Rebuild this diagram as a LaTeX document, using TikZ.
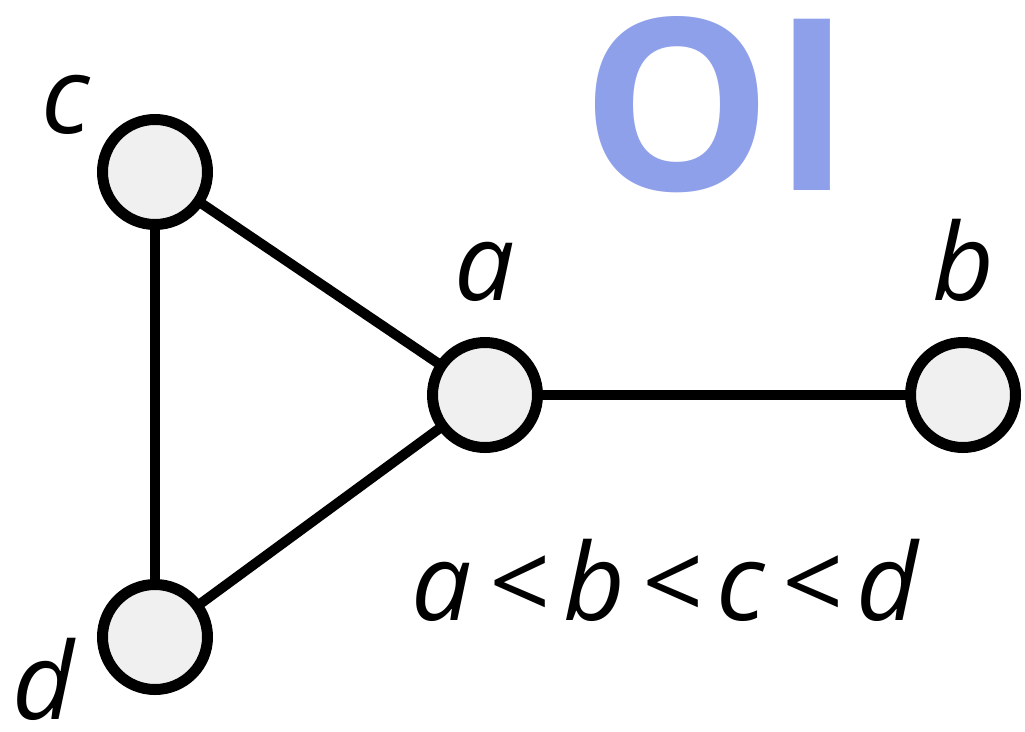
\documentclass[tikz,border=0pt]{standalone}
\usepackage{fontspec}
\setmainfont{Open Sans}
\usetikzlibrary{backgrounds}
\definecolor{oiblue}{HTML}{8FA0EA}
\definecolor{nodefill}{HTML}{F0F0F0}
\begin{document}
\begin{tikzpicture}[x=1pt,y=-1pt,
  vtx/.style={circle,draw=black,fill=nodefill,line width=11pt,minimum size=105pt,inner sep=0pt},
  edge/.style={line width=10pt,black},
  lbl/.style={inner sep=0pt,anchor=base,font=\fontsize{107}{120}\selectfont\itshape}]
\useasboundingbox (0,0) rectangle (1025,731);
\node[vtx] (c) at (155,172) {};
\node[vtx] (a) at (485,395) {};
\node[vtx] (b) at (963,395) {};
\node[vtx] (d) at (155,637) {};
\begin{scope}[on background layer]
\draw[edge] (c.center) -- (a.center);
\draw[edge] (c.center) -- (d.center);
\draw[edge] (d.center) -- (a.center);
\draw[edge] (a.center) -- (b.center);
\end{scope}
\node[lbl] (lc) at (66,133) {c};
\node[lbl] (la) at (485,300) {a};
\node[lbl] (lb) at (963,300) {b};
\node[lbl] (ld) at (43,719) {d};
\node[lbl] (ord) at (665,620) {a\hspace{15pt}<\hspace{15pt}b\hspace{15pt}<\hspace{15pt}c\hspace{15pt}<\hspace{15pt}d};
\node[inner sep=0pt,anchor=base,text=oiblue,font=\fontsize{240}{260}\selectfont\bfseries] (oi) at (717,190) {OI};
\end{tikzpicture}
\end{document}
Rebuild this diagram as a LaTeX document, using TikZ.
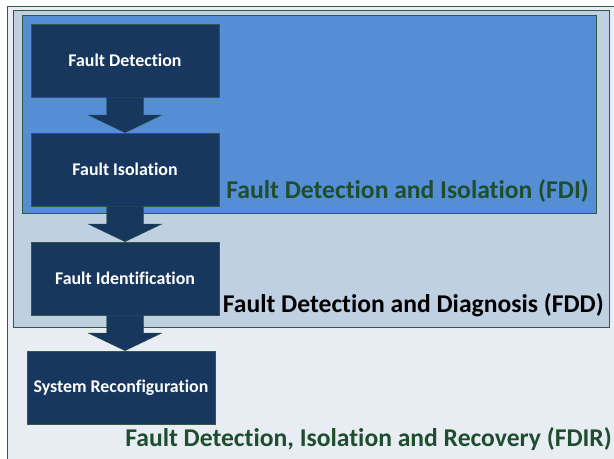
\documentclass[tikz,border=0pt]{standalone}
\usepackage{fontspec}
\setmainfont{Carlito}[Ligatures=NoCommon]
\usetikzlibrary{calc}

\definecolor{navy}{HTML}{17375E}
\definecolor{edgegreen}{HTML}{2F5A45}
\definecolor{textgreen}{HTML}{1F4E2F}
\definecolor{fdirfill}{HTML}{E8EDF4}
\definecolor{fddfill}{HTML}{BFD0E2}
\definecolor{fdifill}{HTML}{558ED5}

\tikzset{
  block/.style={draw=edgegreen, fill=navy, text=white, inner sep=0pt,
    font=\bfseries\fontsize{13.4}{15}\selectfont,
    minimum width=141pt, minimum height=54.75pt},
  zone/.style={draw=edgegreen, anchor=north west, inner sep=0pt},
  zonelabel/.style={anchor=east, inner sep=0pt,
    font=\bfseries\fontsize{19.2}{22}\selectfont},
}

% block arrow from the bottom of #1 down to the top of #2
\newcommand{\flowarrow}[2]{%
  \coordinate (top) at (#1.south);
  \coordinate (tip) at (#1.south |- #2.north);
  \coordinate (mid) at ($(top)!0.5!(tip)$);
  \fill[navy] ($(top)+(-18.5,0)$) -- ($(mid)+(-18.5,0)$) -- ($(mid)+(-37,0)$)
    -- (tip) -- ($(mid)+(37,0)$) -- ($(mid)+(18.5,0)$) -- ($(top)+(18.5,0)$) -- cycle;
  \draw[edgegreen, very thin] ($(top)+(-18.5,0)$) -- ($(mid)+(-18.5,0)$) -- ($(mid)+(-37,0)$)
    -- (tip) -- ($(mid)+(37,0)$) -- ($(mid)+(18.5,0)$) -- ($(top)+(18.5,0)$);
}

\begin{document}
\begin{tikzpicture}[x=0.75pt, y=-0.75pt]
\clip (0,0) rectangle (614,458);
\fill[white] (0,0) rectangle (614,458);

% nested zones
\node (FDIR) [zone, fill=fdirfill, minimum width=462pt, minimum height=345pt] at (7,6) {};
\node (FDD) [zone, fill=fddfill, minimum width=447pt, minimum height=237.75pt] at (13,10) {};
\node (FDI) [zone, fill=fdifill, minimum width=430.5pt, minimum height=148.5pt] at (22,15) {};

\node (FDIlab) [zonelabel, text=textgreen] at (589,191) {Fault Detection and Isolation (FDI)};
\node (FDDlab) [zonelabel, text=black] at (604,305) {Fault Detection and Diagnosis (FDD)};
\node (FDIRlab) [zonelabel, text=textgreen] at (612,439) {Fault Detection, Isolation and Recovery (FDIR)};

% steps
\node (Det) [block] at (125,60.5) {Fault Detection};
\node (Iso) [block] at (125,169.5) {Fault Isolation};
\node (Ident) [block] at (125,278.5) {Fault Identification};
\node (Reconf) [block] at (121,387.5) {System Reconfiguration};

\flowarrow{Det}{Iso}
\flowarrow{Iso}{Ident}
\flowarrow{Ident}{Reconf}
\end{tikzpicture}
\end{document}
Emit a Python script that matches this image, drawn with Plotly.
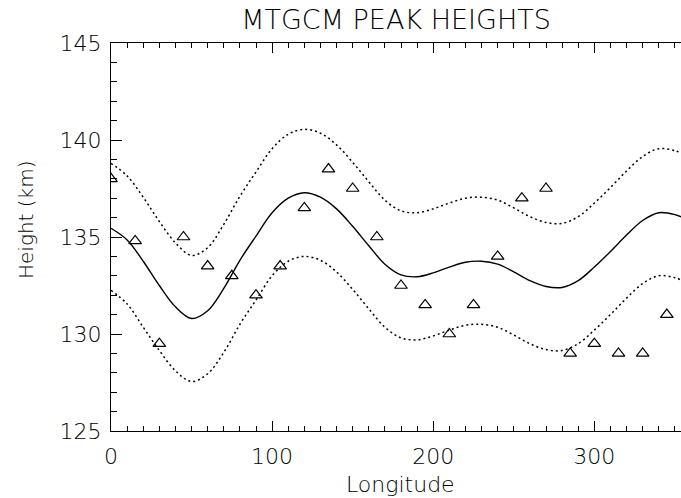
import plotly.graph_objects as go

# Observed peak heights (every 15 degrees of longitude)
obs_lon = [0, 15, 30, 45, 60, 75, 90, 105, 120, 135, 150, 165,
           180, 195, 210, 225, 240, 255, 270, 285, 300, 315, 330, 345]
obs_height = [138.0, 134.8, 129.5, 135.0, 133.5, 133.0, 132.0, 133.5, 136.5, 138.5, 137.5, 135.0,
              132.5, 131.5, 130.0, 131.5, 134.0, 137.0, 137.5, 129.0, 129.5, 129.0, 129.0, 131.0]

# Model curve and its upper / lower envelopes (every 10 degrees)
fit_lon = list(range(0, 361, 10))
fit_height = [135.45, 134.85, 133.75, 132.5, 131.4, 130.8, 131.2, 132.35, 133.8, 135.05,
              136.25, 137.0, 137.28, 137.05, 136.45, 135.55, 134.55, 133.6, 133.05, 132.95,
              133.15, 133.45, 133.7, 133.75, 133.6, 133.2, 132.75, 132.45, 132.4, 132.75,
              133.45, 134.25, 135.1, 135.85, 136.25, 136.15, 135.8]
upper_height = [138.8, 138.15, 137.05, 135.8, 134.7, 134.05, 134.45, 135.65, 137.1, 138.35,
                139.55, 140.3, 140.55, 140.35, 139.75, 138.85, 137.85, 136.9, 136.35, 136.25,
                136.45, 136.75, 137.0, 137.05, 136.9, 136.5, 136.05, 135.75, 135.7, 136.05,
                136.75, 137.55, 138.4, 139.15, 139.55, 139.45, 139.1]
lower_height = [132.25, 131.55, 130.35, 129.15, 128.1, 127.55, 127.95, 129.05, 130.5, 131.75,
                133.0, 133.75, 134.0, 133.8, 133.2, 132.3, 131.3, 130.35, 129.8, 129.7,
                129.9, 130.2, 130.45, 130.5, 130.35, 129.95, 129.5, 129.2, 129.15, 129.5,
                130.2, 131.0, 131.85, 132.6, 133.0, 132.9, 132.55]

FONT = "DejaVu Sans"
WEIGHT = 200

fig = go.Figure()

for yvals in (upper_height, lower_height):
    fig.add_trace(go.Scatter(
        x=fit_lon, y=yvals, mode="lines",
        line=dict(color="black", width=1.5, dash="2px,3px", shape="spline", smoothing=1),
        showlegend=False, hoverinfo="skip",
    ))

fig.add_trace(go.Scatter(
    x=fit_lon, y=fit_height, mode="lines",
    line=dict(color="black", width=1.4, shape="spline", smoothing=1),
    showlegend=False, hoverinfo="skip",
))

fig.add_trace(go.Scatter(
    x=obs_lon, y=obs_height, mode="markers",
    marker=dict(symbol="triangle-up-open", size=11, color="black", line=dict(width=1.2, color="black")),
    showlegend=False, cliponaxis=True,
))

fig.update_layout(
    width=681, height=498,
    margin=dict(l=111, r=0, t=43, b=67),
    paper_bgcolor="white", plot_bgcolor="white",
    font=dict(family=FONT, size=22, color="black", weight=WEIGHT),
    title=dict(text="MTGCM PEAK HEIGHTS", x=0.5, xref="paper", xanchor="center",
               y=1 - 20 / 498, yref="container", yanchor="middle",
               font=dict(family=FONT, size=27, color="black", weight=WEIGHT)),
    xaxis=dict(
        range=[0, 570 / 1.6111], showgrid=False, zeroline=False,
        showline=True, linecolor="black", linewidth=1, mirror="allticks",
        ticks="inside", ticklen=10, tickwidth=1, tickcolor="black",
        tick0=0, dtick=100, ticklabelstandoff=6,
        tickfont=dict(family=FONT, size=22, color="black", weight=WEIGHT),
        minor=dict(ticks="inside", ticklen=5, dtick=10, tickcolor="black", tickwidth=1, showgrid=False),
    ),
    yaxis=dict(
        range=[125, 145], showgrid=False, zeroline=False,
        showline=True, linecolor="black", linewidth=1, mirror=False,
        ticks="inside", ticklen=11, tickwidth=1, tickcolor="black",
        tick0=125, dtick=5, ticklabelstandoff=4,
        tickfont=dict(family=FONT, size=22, color="black", weight=WEIGHT),
        minor=dict(ticks="inside", ticklen=6, dtick=1, tickcolor="black", tickwidth=1, showgrid=False),
    ),
    annotations=[
        dict(text="Longitude", x=(400 - 111) / 570, y=(431 - 484) / 388, xref="paper", yref="paper",
             xanchor="center", yanchor="middle", showarrow=False,
             font=dict(family=FONT, size=22, color="black", weight=WEIGHT)),
        dict(text="Height (km)", x=(26 - 111) / 570, y=(431 - 220) / 388, xref="paper", yref="paper",
             xanchor="center", yanchor="middle", textangle=-90, showarrow=False,
             font=dict(family=FONT, size=20, color="black", weight=WEIGHT)),
    ],
)

fig.write_html("out.html")
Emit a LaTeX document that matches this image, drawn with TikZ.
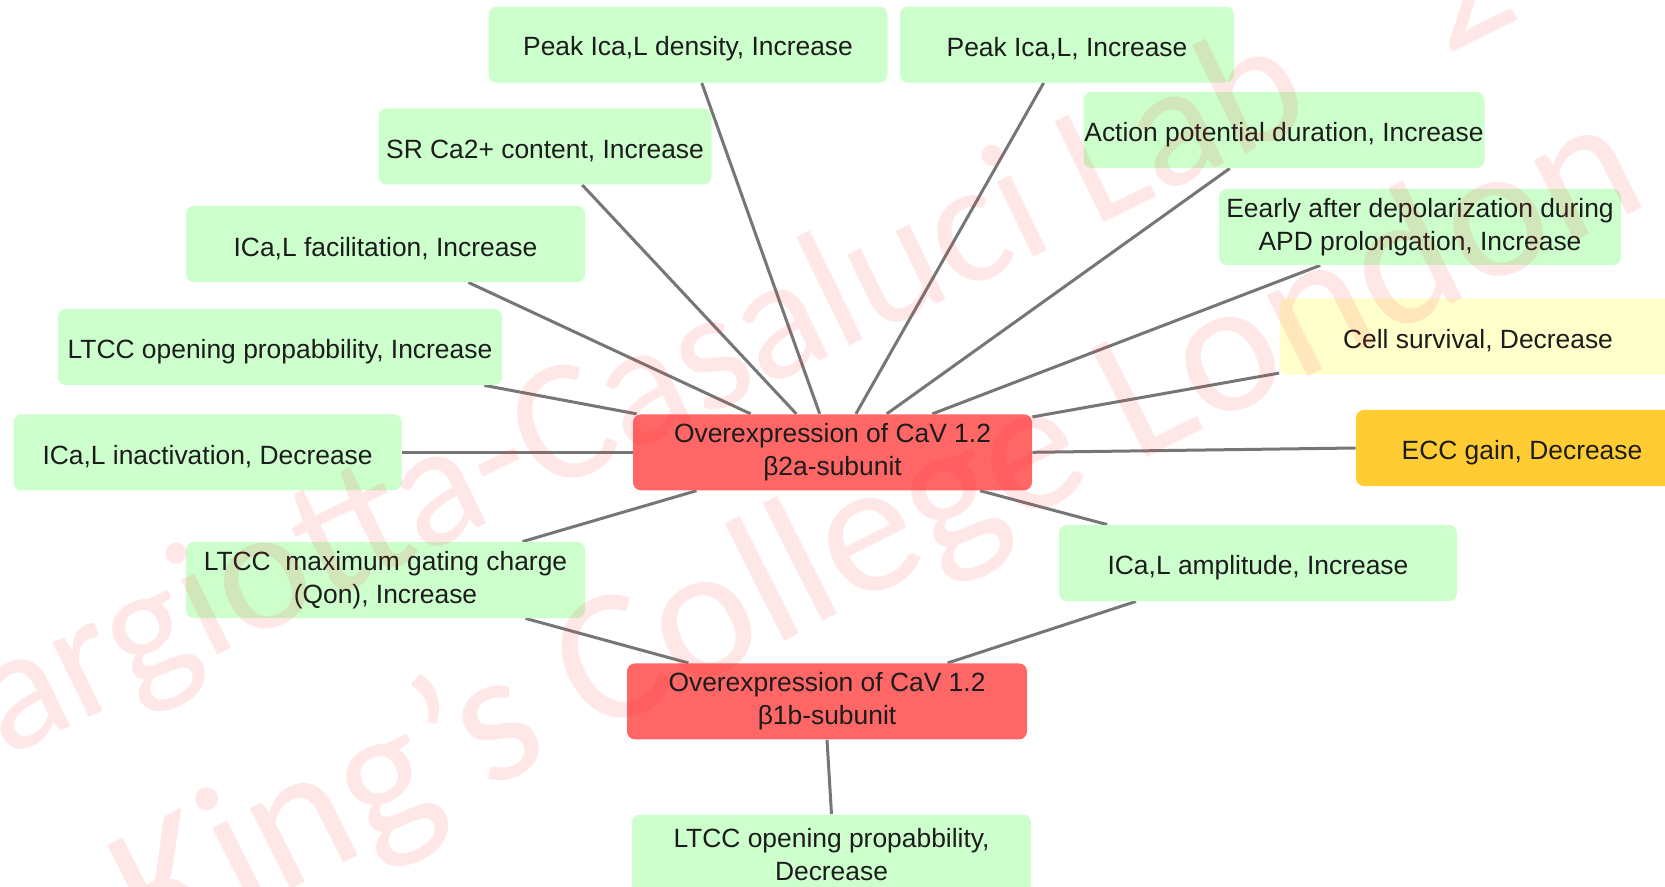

▶ To do
From the records above, transcribe exactly the lines starting at the one containing "Emit a Python" and ending at the one containing "import plotly.graph_objects as go". Skip the pictures.

▶ Solution to this problem
Emit a Python script that matches this image, drawn with Plotly.
import plotly.graph_objects as go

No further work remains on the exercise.